Transcribe the lines from the start of the data below through the line with "0.7, null, 0.85];", word for word and nothing more.

* start *

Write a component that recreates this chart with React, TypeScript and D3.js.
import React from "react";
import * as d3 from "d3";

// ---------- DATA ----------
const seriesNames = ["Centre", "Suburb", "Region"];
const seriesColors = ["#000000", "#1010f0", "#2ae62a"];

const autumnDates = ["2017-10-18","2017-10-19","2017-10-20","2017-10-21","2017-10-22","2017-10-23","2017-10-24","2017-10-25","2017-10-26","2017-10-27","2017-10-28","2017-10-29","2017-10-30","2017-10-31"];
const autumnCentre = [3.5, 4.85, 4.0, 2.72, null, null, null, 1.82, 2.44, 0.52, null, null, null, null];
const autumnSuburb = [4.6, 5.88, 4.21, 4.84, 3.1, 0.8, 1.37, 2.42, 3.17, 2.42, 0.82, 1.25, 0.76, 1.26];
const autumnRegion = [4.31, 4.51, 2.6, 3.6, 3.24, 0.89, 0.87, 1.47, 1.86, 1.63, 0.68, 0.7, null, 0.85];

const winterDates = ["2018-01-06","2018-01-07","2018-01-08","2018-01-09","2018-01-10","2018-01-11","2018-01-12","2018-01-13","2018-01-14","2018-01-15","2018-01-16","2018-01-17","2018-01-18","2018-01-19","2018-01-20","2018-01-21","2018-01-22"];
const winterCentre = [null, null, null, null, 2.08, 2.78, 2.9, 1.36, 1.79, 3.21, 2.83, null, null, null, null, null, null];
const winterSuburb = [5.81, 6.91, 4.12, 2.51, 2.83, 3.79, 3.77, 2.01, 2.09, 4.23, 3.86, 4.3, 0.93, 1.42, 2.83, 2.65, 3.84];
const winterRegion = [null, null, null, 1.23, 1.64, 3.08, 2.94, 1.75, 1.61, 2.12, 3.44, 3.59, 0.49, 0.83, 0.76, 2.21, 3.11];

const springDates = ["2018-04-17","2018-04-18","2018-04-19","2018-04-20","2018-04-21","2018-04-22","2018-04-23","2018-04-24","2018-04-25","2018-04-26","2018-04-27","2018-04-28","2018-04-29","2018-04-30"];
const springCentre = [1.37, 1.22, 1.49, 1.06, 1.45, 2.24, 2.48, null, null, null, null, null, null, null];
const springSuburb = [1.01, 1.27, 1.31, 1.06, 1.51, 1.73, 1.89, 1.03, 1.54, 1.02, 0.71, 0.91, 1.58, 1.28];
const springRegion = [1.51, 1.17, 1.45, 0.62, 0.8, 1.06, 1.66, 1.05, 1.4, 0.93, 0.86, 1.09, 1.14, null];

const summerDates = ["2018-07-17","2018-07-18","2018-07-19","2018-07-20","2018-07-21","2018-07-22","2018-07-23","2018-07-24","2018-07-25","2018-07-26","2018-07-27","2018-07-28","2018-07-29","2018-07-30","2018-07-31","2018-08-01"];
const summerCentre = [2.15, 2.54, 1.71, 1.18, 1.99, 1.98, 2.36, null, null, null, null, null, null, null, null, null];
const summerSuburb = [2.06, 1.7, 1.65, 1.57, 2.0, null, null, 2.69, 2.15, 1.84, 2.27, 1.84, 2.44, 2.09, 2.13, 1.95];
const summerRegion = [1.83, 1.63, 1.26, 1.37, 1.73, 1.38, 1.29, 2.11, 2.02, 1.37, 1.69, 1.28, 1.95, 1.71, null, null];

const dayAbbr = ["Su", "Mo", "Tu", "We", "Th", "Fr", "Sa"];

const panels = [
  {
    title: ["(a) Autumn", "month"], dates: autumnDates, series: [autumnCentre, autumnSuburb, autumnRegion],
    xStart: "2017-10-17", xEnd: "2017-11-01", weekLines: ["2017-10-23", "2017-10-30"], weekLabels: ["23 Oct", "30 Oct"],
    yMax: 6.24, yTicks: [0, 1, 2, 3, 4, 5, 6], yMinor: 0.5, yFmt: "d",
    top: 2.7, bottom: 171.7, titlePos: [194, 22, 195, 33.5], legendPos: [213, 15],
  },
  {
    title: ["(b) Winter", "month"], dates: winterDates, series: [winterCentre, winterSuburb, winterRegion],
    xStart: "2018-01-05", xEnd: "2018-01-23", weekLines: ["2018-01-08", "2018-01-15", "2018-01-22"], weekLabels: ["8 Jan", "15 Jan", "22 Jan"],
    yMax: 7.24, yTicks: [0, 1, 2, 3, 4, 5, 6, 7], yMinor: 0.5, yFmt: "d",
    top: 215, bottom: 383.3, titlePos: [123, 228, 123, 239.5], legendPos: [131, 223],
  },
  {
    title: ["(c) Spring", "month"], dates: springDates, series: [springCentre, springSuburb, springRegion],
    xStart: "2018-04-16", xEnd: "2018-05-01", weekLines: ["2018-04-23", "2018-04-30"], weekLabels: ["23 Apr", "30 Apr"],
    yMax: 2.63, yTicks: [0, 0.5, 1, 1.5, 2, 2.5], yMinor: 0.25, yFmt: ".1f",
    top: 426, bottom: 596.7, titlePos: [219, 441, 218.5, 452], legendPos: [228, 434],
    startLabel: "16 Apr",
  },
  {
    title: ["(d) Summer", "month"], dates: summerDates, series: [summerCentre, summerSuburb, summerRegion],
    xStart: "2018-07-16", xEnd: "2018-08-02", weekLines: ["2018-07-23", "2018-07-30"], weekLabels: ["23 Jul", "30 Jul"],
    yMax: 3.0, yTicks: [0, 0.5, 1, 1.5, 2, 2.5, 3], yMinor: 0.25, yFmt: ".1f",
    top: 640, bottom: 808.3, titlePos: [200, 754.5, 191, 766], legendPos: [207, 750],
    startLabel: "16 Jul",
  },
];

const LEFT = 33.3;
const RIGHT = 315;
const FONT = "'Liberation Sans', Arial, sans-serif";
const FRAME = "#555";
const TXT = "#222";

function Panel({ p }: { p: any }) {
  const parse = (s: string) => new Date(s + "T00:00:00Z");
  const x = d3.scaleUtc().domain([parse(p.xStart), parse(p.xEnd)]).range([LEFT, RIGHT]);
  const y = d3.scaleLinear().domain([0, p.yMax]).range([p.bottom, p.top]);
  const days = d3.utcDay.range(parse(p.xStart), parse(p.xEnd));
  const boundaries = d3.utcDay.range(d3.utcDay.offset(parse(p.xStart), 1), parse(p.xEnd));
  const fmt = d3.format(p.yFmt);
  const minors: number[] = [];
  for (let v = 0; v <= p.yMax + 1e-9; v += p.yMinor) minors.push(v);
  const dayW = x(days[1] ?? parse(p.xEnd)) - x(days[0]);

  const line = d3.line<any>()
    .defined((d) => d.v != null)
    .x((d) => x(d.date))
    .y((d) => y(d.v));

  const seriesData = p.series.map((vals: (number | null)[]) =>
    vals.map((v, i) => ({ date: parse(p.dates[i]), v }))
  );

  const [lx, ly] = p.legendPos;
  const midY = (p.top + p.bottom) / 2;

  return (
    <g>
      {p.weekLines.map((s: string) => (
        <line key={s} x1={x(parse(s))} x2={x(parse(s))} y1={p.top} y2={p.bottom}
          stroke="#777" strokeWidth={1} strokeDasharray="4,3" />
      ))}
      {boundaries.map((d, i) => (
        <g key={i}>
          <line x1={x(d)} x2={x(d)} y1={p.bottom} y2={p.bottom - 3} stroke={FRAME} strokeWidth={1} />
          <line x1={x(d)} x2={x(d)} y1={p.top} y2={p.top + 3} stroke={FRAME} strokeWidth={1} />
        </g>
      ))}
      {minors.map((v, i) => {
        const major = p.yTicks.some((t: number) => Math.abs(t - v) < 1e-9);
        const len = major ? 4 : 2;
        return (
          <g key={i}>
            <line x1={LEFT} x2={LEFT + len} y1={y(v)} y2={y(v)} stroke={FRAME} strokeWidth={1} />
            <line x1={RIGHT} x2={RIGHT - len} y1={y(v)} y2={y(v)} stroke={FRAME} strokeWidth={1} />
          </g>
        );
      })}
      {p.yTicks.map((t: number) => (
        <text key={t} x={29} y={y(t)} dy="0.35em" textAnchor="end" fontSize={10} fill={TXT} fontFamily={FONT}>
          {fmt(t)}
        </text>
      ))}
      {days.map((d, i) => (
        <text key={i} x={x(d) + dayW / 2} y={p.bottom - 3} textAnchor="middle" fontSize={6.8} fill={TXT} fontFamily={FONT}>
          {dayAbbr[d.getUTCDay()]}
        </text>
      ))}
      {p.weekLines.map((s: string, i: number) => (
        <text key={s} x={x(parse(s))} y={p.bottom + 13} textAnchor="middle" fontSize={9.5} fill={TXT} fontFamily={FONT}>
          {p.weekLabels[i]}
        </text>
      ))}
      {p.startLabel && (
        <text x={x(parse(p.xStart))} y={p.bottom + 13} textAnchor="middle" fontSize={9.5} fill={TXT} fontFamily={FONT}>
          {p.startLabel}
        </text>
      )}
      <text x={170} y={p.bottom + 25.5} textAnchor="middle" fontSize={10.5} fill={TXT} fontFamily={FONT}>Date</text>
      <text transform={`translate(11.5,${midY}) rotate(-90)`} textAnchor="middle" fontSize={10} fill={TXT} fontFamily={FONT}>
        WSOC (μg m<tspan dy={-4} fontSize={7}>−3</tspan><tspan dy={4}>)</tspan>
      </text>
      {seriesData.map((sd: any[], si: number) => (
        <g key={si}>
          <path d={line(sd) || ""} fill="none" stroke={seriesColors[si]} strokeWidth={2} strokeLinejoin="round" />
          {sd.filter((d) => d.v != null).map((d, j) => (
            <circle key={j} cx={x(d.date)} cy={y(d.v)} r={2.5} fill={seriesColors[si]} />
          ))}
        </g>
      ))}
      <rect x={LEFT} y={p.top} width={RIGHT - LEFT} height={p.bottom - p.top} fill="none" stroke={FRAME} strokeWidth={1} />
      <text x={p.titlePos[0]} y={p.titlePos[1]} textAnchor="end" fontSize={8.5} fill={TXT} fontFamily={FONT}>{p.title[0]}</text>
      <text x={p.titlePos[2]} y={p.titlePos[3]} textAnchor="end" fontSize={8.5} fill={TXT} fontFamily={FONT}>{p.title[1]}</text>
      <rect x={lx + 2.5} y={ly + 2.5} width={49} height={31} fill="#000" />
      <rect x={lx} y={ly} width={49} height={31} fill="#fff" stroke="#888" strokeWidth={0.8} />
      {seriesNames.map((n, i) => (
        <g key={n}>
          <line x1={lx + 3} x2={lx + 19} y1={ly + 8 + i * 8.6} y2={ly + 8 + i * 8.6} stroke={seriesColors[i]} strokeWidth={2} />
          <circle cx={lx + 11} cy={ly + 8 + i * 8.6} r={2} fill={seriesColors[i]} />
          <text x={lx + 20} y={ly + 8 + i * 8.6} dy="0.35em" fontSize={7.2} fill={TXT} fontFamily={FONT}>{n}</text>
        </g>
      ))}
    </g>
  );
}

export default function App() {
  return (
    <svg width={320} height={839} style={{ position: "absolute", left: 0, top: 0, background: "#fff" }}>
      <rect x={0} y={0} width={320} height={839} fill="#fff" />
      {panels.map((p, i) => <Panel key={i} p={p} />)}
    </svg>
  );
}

* end *

**In response:**
Write a component that recreates this chart with React, TypeScript and D3.js.
import React from "react";
import * as d3 from "d3";

// ---------- DATA ----------
const seriesNames = ["Centre", "Suburb", "Region"];
const seriesColors = ["#000000", "#1010f0", "#2ae62a"];

const autumnDates = ["2017-10-18","2017-10-19","2017-10-20","2017-10-21","2017-10-22","2017-10-23","2017-10-24","2017-10-25","2017-10-26","2017-10-27","2017-10-28","2017-10-29","2017-10-30","2017-10-31"];
const autumnCentre = [3.5, 4.85, 4.0, 2.72, null, null, null, 1.82, 2.44, 0.52, null, null, null, null];
const autumnSuburb = [4.6, 5.88, 4.21, 4.84, 3.1, 0.8, 1.37, 2.42, 3.17, 2.42, 0.82, 1.25, 0.76, 1.26];
const autumnRegion = [4.31, 4.51, 2.6, 3.6, 3.24, 0.89, 0.87, 1.47, 1.86, 1.63, 0.68, 0.7, null, 0.85];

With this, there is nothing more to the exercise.